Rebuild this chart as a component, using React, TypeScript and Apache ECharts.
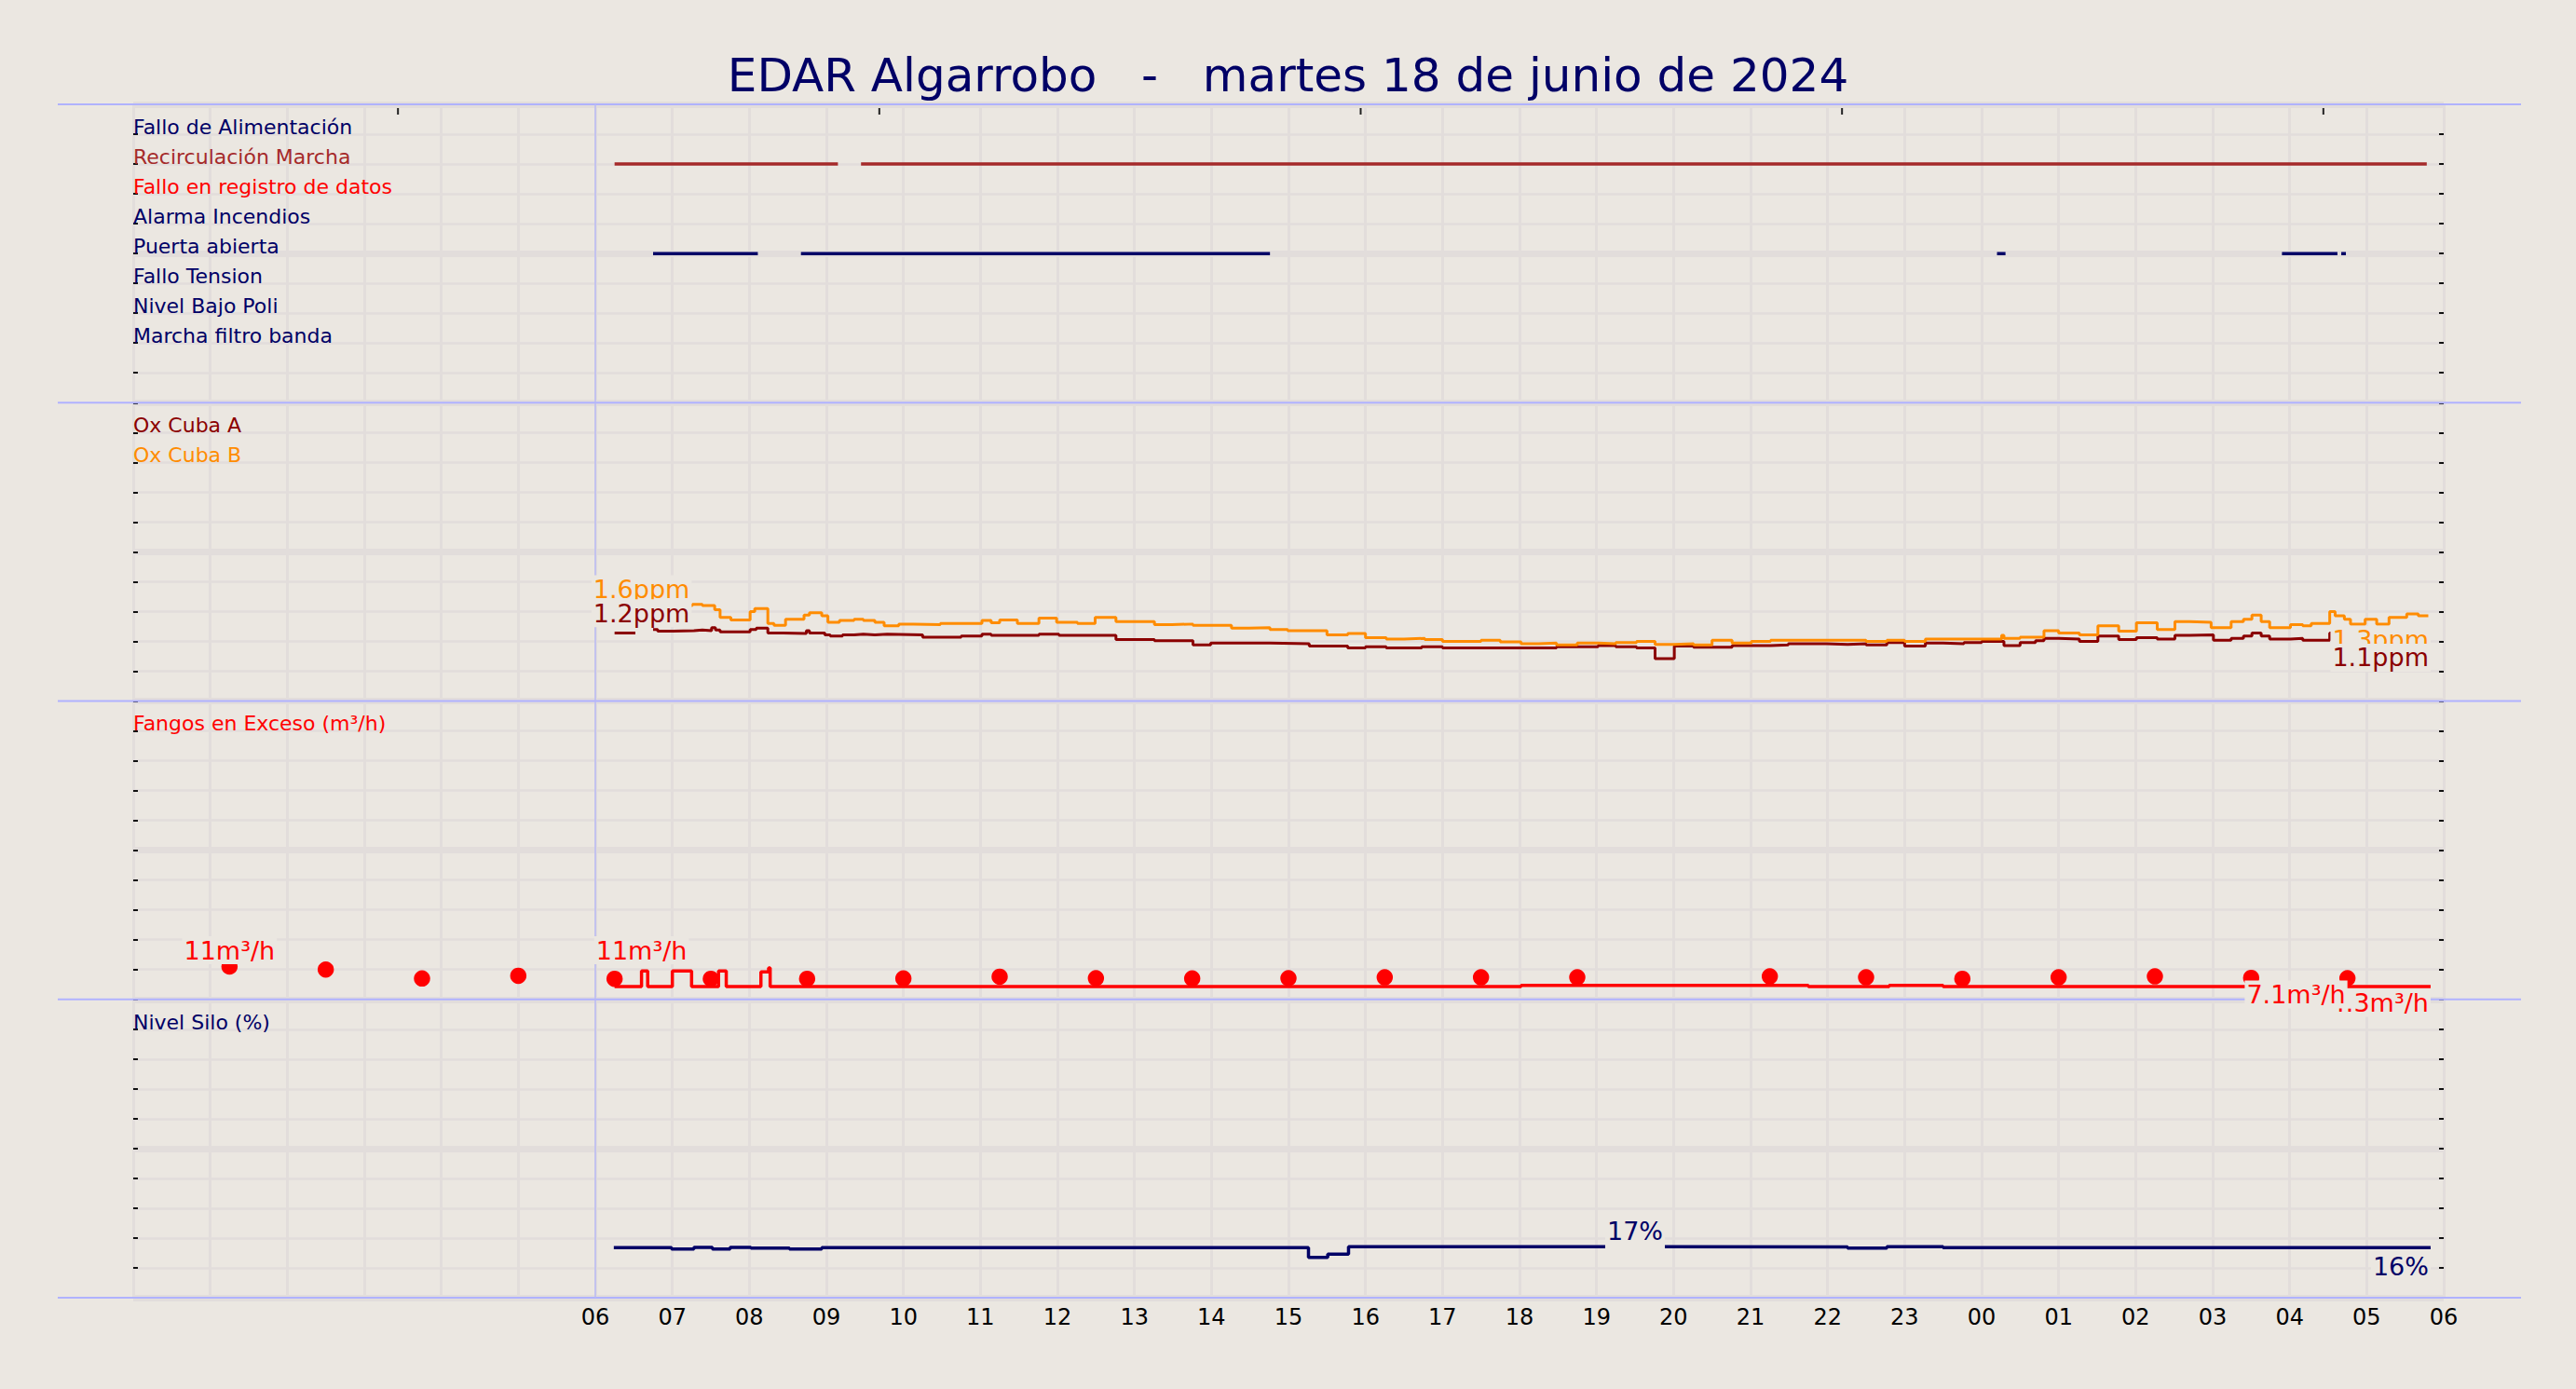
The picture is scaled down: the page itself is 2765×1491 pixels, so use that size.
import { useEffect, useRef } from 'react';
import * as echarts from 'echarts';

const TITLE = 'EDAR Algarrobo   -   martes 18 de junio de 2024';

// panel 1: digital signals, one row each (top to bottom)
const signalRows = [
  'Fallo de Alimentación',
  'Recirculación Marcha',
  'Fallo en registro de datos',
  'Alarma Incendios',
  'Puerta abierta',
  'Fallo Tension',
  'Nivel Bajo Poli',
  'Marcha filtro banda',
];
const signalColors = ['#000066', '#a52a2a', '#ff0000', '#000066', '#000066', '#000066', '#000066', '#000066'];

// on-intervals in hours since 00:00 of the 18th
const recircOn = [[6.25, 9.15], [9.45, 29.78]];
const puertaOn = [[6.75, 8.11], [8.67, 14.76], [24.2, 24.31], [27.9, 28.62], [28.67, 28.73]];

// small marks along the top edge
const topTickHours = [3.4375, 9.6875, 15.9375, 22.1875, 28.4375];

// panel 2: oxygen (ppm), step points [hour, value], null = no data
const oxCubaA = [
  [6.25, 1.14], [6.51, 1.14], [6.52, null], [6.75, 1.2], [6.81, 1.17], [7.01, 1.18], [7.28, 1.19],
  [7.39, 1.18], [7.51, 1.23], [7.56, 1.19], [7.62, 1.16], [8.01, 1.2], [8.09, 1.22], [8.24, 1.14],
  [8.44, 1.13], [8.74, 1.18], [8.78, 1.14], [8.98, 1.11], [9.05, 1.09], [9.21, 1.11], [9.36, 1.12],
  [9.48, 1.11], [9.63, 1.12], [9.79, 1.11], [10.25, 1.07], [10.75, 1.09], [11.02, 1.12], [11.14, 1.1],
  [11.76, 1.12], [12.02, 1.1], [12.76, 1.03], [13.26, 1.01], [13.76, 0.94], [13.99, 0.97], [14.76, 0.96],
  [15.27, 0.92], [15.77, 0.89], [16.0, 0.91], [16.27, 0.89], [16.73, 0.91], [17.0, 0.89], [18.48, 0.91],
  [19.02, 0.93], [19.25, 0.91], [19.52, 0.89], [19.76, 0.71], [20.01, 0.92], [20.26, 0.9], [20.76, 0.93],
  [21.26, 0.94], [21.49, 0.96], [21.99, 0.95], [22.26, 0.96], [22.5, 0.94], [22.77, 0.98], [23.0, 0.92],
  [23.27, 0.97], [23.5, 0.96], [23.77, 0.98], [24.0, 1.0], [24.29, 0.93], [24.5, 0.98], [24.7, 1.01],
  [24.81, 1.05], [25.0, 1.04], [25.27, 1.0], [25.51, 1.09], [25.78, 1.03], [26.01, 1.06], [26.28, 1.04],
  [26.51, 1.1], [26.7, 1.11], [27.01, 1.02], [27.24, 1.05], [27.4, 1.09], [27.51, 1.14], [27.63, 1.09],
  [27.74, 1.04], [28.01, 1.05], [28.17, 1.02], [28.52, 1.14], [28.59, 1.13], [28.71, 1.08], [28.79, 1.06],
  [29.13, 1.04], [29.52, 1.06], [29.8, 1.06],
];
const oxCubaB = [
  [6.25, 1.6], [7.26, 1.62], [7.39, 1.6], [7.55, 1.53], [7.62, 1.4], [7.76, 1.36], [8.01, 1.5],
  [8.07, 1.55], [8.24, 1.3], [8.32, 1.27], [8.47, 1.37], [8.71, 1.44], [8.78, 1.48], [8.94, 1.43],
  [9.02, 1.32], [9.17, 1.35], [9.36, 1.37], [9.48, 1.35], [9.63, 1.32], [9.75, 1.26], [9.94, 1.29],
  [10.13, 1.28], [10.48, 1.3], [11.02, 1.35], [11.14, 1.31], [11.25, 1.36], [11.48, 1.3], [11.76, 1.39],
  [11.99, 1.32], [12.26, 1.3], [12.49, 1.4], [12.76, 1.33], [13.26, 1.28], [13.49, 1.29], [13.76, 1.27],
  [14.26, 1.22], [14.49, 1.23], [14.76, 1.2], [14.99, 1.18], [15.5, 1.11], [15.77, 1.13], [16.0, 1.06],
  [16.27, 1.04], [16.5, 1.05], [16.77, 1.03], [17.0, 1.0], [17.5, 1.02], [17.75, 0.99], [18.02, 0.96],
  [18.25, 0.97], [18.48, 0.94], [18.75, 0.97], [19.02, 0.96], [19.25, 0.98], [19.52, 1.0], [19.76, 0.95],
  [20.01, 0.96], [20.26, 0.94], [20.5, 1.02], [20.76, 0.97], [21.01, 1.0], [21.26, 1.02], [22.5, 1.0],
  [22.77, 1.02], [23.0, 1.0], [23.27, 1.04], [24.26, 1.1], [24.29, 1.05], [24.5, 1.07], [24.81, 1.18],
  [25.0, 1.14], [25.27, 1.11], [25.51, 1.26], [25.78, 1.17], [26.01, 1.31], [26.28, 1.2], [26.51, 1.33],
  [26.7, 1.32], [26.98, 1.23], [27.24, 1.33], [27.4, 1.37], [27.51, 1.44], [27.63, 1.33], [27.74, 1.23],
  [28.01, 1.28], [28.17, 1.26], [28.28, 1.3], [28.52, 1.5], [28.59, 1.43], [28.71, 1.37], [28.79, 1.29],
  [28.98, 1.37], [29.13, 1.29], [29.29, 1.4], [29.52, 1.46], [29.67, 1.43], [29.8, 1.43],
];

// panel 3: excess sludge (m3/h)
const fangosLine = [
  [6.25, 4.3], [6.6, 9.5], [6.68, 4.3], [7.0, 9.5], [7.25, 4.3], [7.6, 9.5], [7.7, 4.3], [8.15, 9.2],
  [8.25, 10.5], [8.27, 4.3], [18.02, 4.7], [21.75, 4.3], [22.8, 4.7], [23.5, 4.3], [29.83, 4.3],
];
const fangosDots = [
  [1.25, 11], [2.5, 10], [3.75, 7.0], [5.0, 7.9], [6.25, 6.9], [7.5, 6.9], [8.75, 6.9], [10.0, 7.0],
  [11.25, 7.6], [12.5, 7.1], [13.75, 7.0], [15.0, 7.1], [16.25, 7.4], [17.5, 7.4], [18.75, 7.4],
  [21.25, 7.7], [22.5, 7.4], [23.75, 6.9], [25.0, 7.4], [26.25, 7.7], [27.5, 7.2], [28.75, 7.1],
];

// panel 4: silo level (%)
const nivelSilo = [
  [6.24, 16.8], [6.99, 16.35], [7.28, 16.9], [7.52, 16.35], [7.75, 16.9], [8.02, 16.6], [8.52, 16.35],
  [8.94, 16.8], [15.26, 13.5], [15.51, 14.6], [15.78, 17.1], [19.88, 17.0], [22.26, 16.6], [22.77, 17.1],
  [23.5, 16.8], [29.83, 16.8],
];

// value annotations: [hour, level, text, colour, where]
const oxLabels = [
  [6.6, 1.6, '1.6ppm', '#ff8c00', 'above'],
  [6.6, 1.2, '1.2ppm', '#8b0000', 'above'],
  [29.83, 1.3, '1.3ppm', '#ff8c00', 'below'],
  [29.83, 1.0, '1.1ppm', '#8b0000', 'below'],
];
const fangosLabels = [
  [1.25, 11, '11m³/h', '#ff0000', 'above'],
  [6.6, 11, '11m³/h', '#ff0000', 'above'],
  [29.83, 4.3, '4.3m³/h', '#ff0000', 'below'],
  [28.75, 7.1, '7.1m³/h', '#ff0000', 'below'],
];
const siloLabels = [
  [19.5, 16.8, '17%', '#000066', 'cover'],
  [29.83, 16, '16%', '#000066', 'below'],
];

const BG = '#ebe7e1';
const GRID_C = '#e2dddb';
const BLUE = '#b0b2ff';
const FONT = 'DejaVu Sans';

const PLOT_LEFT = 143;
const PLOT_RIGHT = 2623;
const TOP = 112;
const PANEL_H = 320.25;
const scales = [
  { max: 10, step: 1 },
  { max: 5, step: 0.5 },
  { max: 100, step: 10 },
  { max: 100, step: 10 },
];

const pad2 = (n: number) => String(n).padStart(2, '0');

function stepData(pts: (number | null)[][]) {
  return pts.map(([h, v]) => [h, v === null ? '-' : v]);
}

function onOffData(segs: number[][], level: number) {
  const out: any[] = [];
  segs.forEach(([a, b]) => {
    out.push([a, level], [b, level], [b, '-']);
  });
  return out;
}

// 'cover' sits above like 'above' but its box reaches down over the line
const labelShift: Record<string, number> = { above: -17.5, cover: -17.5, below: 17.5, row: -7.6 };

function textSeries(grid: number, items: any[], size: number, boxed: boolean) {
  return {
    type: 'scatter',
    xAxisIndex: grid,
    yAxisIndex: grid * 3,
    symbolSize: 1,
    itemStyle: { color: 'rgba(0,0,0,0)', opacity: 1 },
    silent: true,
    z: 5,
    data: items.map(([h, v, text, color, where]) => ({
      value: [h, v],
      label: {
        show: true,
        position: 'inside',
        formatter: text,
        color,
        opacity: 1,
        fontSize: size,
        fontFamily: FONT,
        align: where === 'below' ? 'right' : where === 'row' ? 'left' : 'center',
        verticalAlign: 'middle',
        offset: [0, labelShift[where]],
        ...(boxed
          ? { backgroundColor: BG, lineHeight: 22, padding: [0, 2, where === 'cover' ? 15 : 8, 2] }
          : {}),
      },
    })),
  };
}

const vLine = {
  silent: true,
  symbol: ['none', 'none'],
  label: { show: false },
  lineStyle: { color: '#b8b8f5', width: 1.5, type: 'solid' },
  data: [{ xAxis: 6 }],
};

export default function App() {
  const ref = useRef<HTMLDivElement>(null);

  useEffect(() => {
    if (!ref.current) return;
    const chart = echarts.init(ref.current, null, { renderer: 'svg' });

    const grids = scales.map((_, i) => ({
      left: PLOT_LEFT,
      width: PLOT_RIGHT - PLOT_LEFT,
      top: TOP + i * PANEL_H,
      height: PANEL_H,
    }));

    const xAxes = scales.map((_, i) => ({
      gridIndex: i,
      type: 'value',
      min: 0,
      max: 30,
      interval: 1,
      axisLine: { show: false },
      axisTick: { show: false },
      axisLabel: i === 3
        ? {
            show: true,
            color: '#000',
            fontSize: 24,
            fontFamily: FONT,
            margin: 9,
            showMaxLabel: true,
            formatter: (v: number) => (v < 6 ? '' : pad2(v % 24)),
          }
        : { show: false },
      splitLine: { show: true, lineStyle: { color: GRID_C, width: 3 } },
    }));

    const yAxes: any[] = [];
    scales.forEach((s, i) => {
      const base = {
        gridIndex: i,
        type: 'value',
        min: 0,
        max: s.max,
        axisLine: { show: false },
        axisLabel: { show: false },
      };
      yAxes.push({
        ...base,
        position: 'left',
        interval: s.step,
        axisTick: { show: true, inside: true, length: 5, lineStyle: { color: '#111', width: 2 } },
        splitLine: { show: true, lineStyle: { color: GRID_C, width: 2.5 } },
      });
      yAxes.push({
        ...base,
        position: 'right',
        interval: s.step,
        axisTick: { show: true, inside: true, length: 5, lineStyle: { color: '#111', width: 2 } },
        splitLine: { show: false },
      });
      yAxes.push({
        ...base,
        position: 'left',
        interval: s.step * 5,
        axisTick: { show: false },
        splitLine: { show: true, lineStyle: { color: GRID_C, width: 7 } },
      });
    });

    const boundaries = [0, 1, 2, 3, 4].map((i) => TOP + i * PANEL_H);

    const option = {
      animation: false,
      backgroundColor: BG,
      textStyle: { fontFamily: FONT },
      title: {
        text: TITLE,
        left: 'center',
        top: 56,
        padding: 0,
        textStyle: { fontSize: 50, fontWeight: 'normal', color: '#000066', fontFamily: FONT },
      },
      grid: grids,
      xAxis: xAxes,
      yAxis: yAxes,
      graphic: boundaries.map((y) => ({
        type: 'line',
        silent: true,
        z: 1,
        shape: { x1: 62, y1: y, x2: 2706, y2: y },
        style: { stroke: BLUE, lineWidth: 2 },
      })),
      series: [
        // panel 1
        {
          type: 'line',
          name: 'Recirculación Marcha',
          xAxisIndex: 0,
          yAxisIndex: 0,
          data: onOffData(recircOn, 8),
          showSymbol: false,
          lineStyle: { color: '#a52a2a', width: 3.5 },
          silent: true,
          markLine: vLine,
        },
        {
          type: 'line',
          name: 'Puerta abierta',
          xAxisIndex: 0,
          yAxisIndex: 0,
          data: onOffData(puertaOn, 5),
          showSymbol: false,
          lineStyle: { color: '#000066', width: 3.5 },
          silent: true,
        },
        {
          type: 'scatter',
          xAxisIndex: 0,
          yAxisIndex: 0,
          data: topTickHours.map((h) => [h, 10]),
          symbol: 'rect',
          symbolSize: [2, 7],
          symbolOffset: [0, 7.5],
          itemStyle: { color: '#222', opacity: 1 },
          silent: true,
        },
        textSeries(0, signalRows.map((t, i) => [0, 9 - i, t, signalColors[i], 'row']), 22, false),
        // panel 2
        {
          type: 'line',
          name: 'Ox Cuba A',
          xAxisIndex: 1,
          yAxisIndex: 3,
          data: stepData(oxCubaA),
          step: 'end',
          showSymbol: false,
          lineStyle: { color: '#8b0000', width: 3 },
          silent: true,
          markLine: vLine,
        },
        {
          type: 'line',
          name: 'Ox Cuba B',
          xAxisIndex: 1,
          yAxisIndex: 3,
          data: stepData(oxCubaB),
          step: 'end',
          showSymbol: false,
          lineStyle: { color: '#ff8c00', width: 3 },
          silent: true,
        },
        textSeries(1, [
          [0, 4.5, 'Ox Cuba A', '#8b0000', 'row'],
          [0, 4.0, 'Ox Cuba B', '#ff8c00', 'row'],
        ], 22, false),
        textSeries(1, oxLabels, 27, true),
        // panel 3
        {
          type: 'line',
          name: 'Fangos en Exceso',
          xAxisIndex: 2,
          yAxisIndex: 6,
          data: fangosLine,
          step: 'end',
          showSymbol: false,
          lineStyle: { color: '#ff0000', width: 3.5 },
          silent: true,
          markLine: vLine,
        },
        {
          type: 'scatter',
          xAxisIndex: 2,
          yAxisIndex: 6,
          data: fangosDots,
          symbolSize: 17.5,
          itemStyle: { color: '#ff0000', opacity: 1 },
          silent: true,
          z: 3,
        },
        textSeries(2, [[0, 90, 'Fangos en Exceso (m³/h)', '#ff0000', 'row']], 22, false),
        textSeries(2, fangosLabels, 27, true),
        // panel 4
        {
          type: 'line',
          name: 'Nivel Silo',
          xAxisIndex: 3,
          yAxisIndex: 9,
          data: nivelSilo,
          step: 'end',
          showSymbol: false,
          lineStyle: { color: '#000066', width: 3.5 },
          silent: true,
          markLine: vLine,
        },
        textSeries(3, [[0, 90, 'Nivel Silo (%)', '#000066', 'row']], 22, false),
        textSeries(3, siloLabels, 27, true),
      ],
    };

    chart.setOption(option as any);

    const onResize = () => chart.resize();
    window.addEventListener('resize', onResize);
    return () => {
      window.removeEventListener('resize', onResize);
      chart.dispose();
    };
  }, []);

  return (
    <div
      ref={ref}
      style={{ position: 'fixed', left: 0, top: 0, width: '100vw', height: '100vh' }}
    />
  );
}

-------------------------

▶ **Problem description**: Take every line above carrying "down" and return it.

▶ **Output of the exercise**:
The picture is scaled down: the page itself is 2765×1491 pixels, so use that size.
// 'cover' sits above like 'above' but its box reaches down over the line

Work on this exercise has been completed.